AIM OF THE TASK: Exactly as written, please set down all of the entries again, with no pictures.

Dataset records:

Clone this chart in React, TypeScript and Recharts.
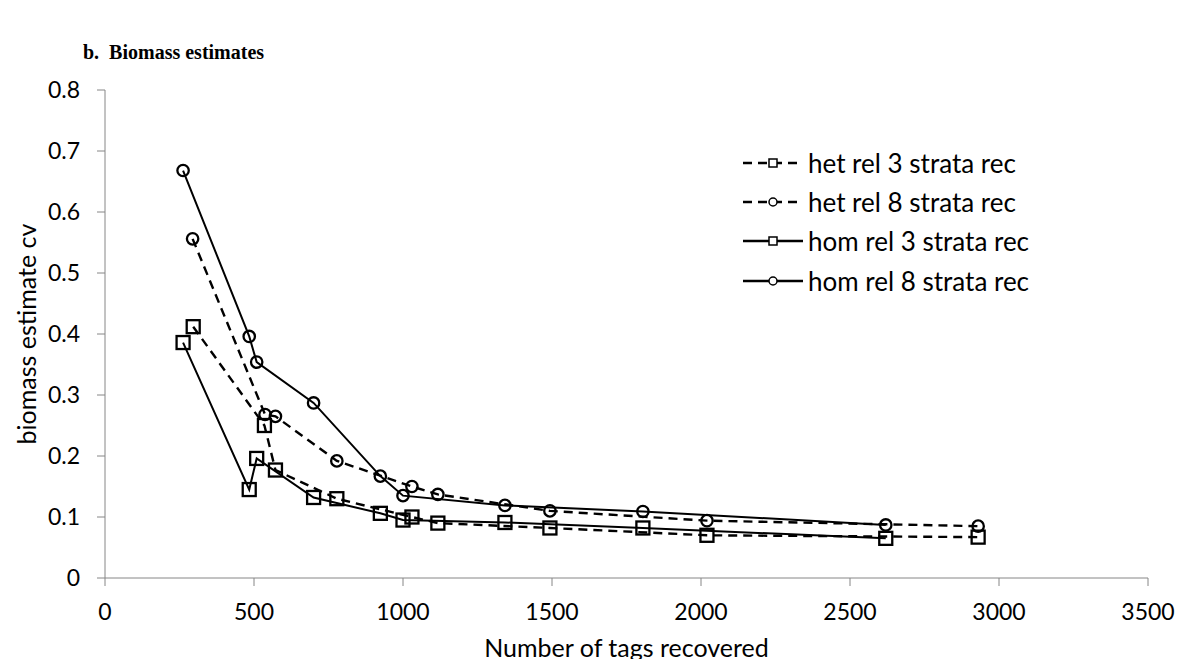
import { Line, LineChart, XAxis, YAxis } from 'recharts'

// number of tags recovered (x) and biomass estimate cv (y) per series
const hetRel3X = [296, 535, 572, 778, 1030, 1117, 1493, 2020, 2930]
const hetRel3Y = [0.412, 0.25, 0.177, 0.13, 0.1, 0.09, 0.082, 0.07, 0.067]
const hetRel8X = [294, 537, 572, 778, 1030, 1117, 1493, 2020, 2930]
const hetRel8Y = [0.556, 0.268, 0.265, 0.192, 0.15, 0.137, 0.11, 0.094, 0.085]
const homRel3X = [262, 484, 509, 700, 924, 1000, 1342, 1805, 2620]
const homRel3Y = [0.386, 0.145, 0.196, 0.132, 0.106, 0.095, 0.091, 0.082, 0.065]
const homRel8X = [262, 484, 509, 700, 924, 1000, 1342, 1805, 2620]
const homRel8Y = [0.668, 0.396, 0.354, 0.287, 0.167, 0.135, 0.119, 0.109, 0.087]

const xTicks = [0, 500, 1000, 1500, 2000, 2500, 3000, 3500]
const yTicks = [0, 0.1, 0.2, 0.3, 0.4, 0.5, 0.6, 0.7, 0.8]
const seriesNames = ['het rel 3 strata rec', 'het rel 8 strata rec', 'hom rel 3 strata rec', 'hom rel 8 strata rec']

const toPoints = (xs: number[], ys: number[]) => xs.map((x, i) => ({ x, y: ys[i] }))

const series = [
  { name: seriesNames[0], data: toPoints(hetRel3X, hetRel3Y), dashed: true, marker: 'square' },
  { name: seriesNames[1], data: toPoints(hetRel8X, hetRel8Y), dashed: true, marker: 'circle' },
  { name: seriesNames[2], data: toPoints(homRel3X, homRel3Y), dashed: false, marker: 'square' },
  { name: seriesNames[3], data: toPoints(homRel8X, homRel8Y), dashed: false, marker: 'circle' },
]

const AXIS = '#868686'
const FONT = 'Lato, "Open Sans", sans-serif'

function makeDot(marker: string) {
  return (props: any) => {
    const { cx, cy, index } = props
    if (cx == null || cy == null) return <g key={index} />
    if (marker === 'square') {
      return (
        <rect key={index} x={cx - 6.5} y={cy - 6.5} width={13} height={13}
          fill="none" stroke="#000" strokeWidth={2.3} strokeDasharray="none" />
      )
    }
    return <circle key={index} cx={cx} cy={cy} r={5.7} fill="none" stroke="#000" strokeWidth={2.3} strokeDasharray="none" />
  }
}

function LegendBox() {
  return (
    <div style={{ position: 'absolute', left: 742, top: 143, fontFamily: FONT, fontSize: 26, color: '#000' }}>
      {series.map((s) => (
        <div key={s.name} style={{ display: 'flex', alignItems: 'center', height: 39.3 }}>
          <svg width={62} height={20} style={{ marginRight: 4 }}>
            <line x1={1} y1={10} x2={61} y2={10} stroke="#000" strokeWidth={2.5}
              strokeDasharray={s.dashed ? '9 6' : undefined} />
            {s.marker === 'square' ? (
              <rect x={27} y={6} width={8} height={8} fill="#fff" stroke="#000" strokeWidth={1.5} />
            ) : (
              <circle cx={31} cy={10} r={4} fill="#fff" stroke="#000" strokeWidth={1.5} />
            )}
          </svg>
          <span>{s.name}</span>
        </div>
      ))}
    </div>
  )
}

export default function App() {
  return (
    <div style={{ position: 'relative', width: 1186, height: 667, margin: -8, background: '#fff', overflow: 'hidden' }}>
      <div style={{ position: 'absolute', left: 83, top: 38, fontFamily: '"Liberation Serif", serif', fontWeight: 'bold', fontSize: 20, lineHeight: '28px' }}>
        b.&nbsp;&nbsp;Biomass estimates
      </div>
      <LineChart width={1186} height={667} margin={{ top: 90, right: 38, bottom: 0, left: 0 }} style={{ fontFamily: FONT }}>
        <XAxis
          type="number"
          dataKey="x"
          domain={[0, 3500]}
          ticks={xTicks}
          height={89}
          stroke={AXIS}
          tickSize={8}
          tickMargin={18}
          tick={{ fontSize: 23, fill: '#000', fontFamily: FONT }}
          label={{ value: 'Number of tags recovered', position: 'insideBottom', offset: 10, fill: '#000', fontSize: 25, fontFamily: FONT }}
        />
        <YAxis
          type="number"
          dataKey="y"
          domain={[0, 0.8]}
          ticks={yTicks}
          width={105}
          stroke={AXIS}
          tickSize={8}
          tickMargin={17}
          tickFormatter={(v: number) => (v === 0 ? '0' : v.toFixed(1))}
          tick={{ fontSize: 23, fill: '#000', fontFamily: FONT }}
          label={{ value: 'biomass estimate cv', angle: -90, position: 'insideLeft', offset: 27, fill: '#000', fontSize: 25, fontFamily: FONT, style: { textAnchor: 'middle' } }}
        />
        {series.map((s) => (
          <Line
            key={s.name}
            name={s.name}
            data={s.data}
            dataKey="y"
            type="linear"
            stroke="#000"
            strokeWidth={s.dashed ? 2.4 : 2}
            strokeDasharray={s.dashed ? '9 6' : undefined}
            dot={makeDot(s.marker)}
            activeDot={false}
            isAnimationActive={false}
          />
        ))}
      </LineChart>
      <LegendBox />
    </div>
  )
}
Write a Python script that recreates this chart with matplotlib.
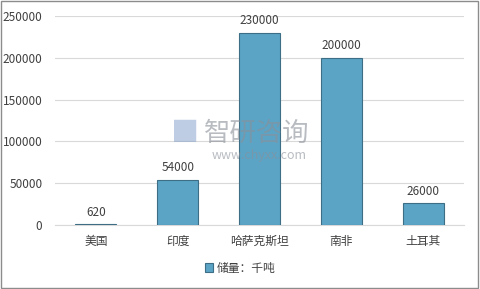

EXERCISE OUTPUT:
Clone this chart in React, TypeScript and Recharts.
import { Line, LineChart, XAxis, YAxis } from 'recharts'

// number of tags recovered (x) and biomass estimate cv (y) per series
const hetRel3X = [296, 535, 572, 778, 1030, 1117, 1493, 2020, 2930]
const hetRel3Y = [0.412, 0.25, 0.177, 0.13, 0.1, 0.09, 0.082, 0.07, 0.067]
const hetRel8X = [294, 537, 572, 778, 1030, 1117, 1493, 2020, 2930]
const hetRel8Y = [0.556, 0.268, 0.265, 0.192, 0.15, 0.137, 0.11, 0.094, 0.085]
const homRel3X = [262, 484, 509, 700, 924, 1000, 1342, 1805, 2620]
const homRel3Y = [0.386, 0.145, 0.196, 0.132, 0.106, 0.095, 0.091, 0.082, 0.065]
const homRel8X = [262, 484, 509, 700, 924, 1000, 1342, 1805, 2620]
const homRel8Y = [0.668, 0.396, 0.354, 0.287, 0.167, 0.135, 0.119, 0.109, 0.087]

const xTicks = [0, 500, 1000, 1500, 2000, 2500, 3000, 3500]
const yTicks = [0, 0.1, 0.2, 0.3, 0.4, 0.5, 0.6, 0.7, 0.8]
const seriesNames = ['het rel 3 strata rec', 'het rel 8 strata rec', 'hom rel 3 strata rec', 'hom rel 8 strata rec']

const toPoints = (xs: number[], ys: number[]) => xs.map((x, i) => ({ x, y: ys[i] }))

const series = [
  { name: seriesNames[0], data: toPoints(hetRel3X, hetRel3Y), dashed: true, marker: 'square' },
  { name: seriesNames[1], data: toPoints(hetRel8X, hetRel8Y), dashed: true, marker: 'circle' },
  { name: seriesNames[2], data: toPoints(homRel3X, homRel3Y), dashed: false, marker: 'square' },
  { name: seriesNames[3], data: toPoints(homRel8X, homRel8Y), dashed: false, marker: 'circle' },
]

const AXIS = '#868686'
const FONT = 'Lato, "Open Sans", sans-serif'

function makeDot(marker: string) {
  return (props: any) => {
    const { cx, cy, index } = props
    if (cx == null || cy == null) return <g key={index} />
    if (marker === 'square') {
      return (
        <rect key={index} x={cx - 6.5} y={cy - 6.5} width={13} height={13}
          fill="none" stroke="#000" strokeWidth={2.3} strokeDasharray="none" />
      )
    }
    return <circle key={index} cx={cx} cy={cy} r={5.7} fill="none" stroke="#000" strokeWidth={2.3} strokeDasharray="none" />
  }
}

function LegendBox() {
  return (
    <div style={{ position: 'absolute', left: 742, top: 143, fontFamily: FONT, fontSize: 26, color: '#000' }}>
      {series.map((s) => (
        <div key={s.name} style={{ display: 'flex', alignItems: 'center', height: 39.3 }}>
          <svg width={62} height={20} style={{ marginRight: 4 }}>
            <line x1={1} y1={10} x2={61} y2={10} stroke="#000" strokeWidth={2.5}
              strokeDasharray={s.dashed ? '9 6' : undefined} />
            {s.marker === 'square' ? (
              <rect x={27} y={6} width={8} height={8} fill="#fff" stroke="#000" strokeWidth={1.5} />
            ) : (
              <circle cx={31} cy={10} r={4} fill="#fff" stroke="#000" strokeWidth={1.5} />
            )}
          </svg>
          <span>{s.name}</span>
        </div>
      ))}
    </div>
  )
}

export default function App() {
  return (
    <div style={{ position: 'relative', width: 1186, height: 667, margin: -8, background: '#fff', overflow: 'hidden' }}>
      <div style={{ position: 'absolute', left: 83, top: 38, fontFamily: '"Liberation Serif", serif', fontWeight: 'bold', fontSize: 20, lineHeight: '28px' }}>
        b.&nbsp;&nbsp;Biomass estimates
      </div>
      <LineChart width={1186} height={667} margin={{ top: 90, right: 38, bottom: 0, left: 0 }} style={{ fontFamily: FONT }}>
        <XAxis
          type="number"
          dataKey="x"
          domain={[0, 3500]}
          ticks={xTicks}
          height={89}
          stroke={AXIS}
          tickSize={8}
          tickMargin={18}
          tick={{ fontSize: 23, fill: '#000', fontFamily: FONT }}
          label={{ value: 'Number of tags recovered', position: 'insideBottom', offset: 10, fill: '#000', fontSize: 25, fontFamily: FONT }}
        />
        <YAxis
          type="number"
          dataKey="y"
          domain={[0, 0.8]}
          ticks={yTicks}
          width={105}
          stroke={AXIS}
          tickSize={8}
          tickMargin={17}
          tickFormatter={(v: number) => (v === 0 ? '0' : v.toFixed(1))}
          tick={{ fontSize: 23, fill: '#000', fontFamily: FONT }}
          label={{ value: 'biomass estimate cv', angle: -90, position: 'insideLeft', offset: 27, fill: '#000', fontSize: 25, fontFamily: FONT, style: { textAnchor: 'middle' } }}
        />
        {series.map((s) => (
          <Line
            key={s.name}
            name={s.name}
            data={s.data}
            dataKey="y"
            type="linear"
            stroke="#000"
            strokeWidth={s.dashed ? 2.4 : 2}
            strokeDasharray={s.dashed ? '9 6' : undefined}
            dot={makeDot(s.marker)}
            activeDot={false}
            isAnimationActive={false}
          />
        ))}
      </LineChart>
      <LegendBox />
    </div>
  )
}
Write a Python script that recreates this chart with matplotlib.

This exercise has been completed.